%%

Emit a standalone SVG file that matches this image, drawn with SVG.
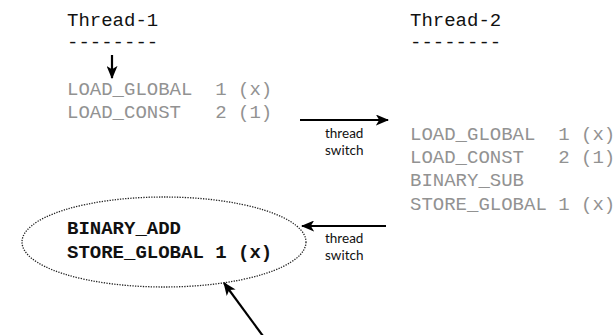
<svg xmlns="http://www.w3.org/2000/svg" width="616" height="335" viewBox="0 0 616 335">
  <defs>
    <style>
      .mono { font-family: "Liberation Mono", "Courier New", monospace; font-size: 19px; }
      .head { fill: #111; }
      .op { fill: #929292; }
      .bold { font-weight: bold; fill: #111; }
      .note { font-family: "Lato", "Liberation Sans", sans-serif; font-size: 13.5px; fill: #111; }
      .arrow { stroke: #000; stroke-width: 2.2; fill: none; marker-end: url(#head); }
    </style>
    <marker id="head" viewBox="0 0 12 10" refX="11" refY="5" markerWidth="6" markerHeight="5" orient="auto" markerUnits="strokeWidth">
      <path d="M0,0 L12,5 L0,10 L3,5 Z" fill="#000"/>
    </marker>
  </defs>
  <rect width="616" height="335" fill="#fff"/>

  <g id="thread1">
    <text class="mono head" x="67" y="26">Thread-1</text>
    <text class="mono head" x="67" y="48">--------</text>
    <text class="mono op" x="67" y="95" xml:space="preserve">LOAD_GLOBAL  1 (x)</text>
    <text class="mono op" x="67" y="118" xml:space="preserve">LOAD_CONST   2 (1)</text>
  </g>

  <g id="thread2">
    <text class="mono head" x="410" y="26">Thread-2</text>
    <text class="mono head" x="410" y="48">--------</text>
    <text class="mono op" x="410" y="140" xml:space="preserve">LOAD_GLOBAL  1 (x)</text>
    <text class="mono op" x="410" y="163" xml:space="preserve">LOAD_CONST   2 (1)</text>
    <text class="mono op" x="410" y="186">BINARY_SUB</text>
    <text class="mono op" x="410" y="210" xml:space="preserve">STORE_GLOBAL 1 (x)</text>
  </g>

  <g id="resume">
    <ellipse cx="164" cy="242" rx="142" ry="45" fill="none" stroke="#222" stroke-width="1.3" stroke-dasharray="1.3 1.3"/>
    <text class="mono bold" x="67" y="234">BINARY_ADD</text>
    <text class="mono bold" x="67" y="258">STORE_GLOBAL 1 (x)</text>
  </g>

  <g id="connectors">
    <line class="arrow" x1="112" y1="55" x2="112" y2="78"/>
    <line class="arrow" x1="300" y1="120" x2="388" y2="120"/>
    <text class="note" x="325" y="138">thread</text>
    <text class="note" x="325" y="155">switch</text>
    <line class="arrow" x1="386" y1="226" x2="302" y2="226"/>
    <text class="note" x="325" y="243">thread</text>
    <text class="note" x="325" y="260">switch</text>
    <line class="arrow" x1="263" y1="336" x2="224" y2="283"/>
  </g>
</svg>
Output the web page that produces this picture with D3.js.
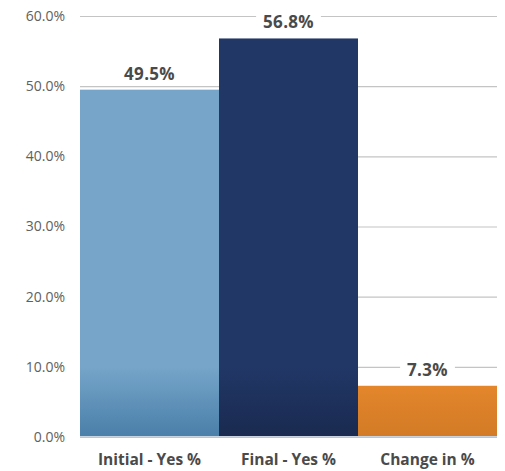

%%

__Exercise aim__: Check each line of the records above for the string "this", and report every line that has it.

__Reply to the task__:
Emit a standalone SVG file that matches this image, drawn with SVG.
Output the web page that produces this picture with D3.js.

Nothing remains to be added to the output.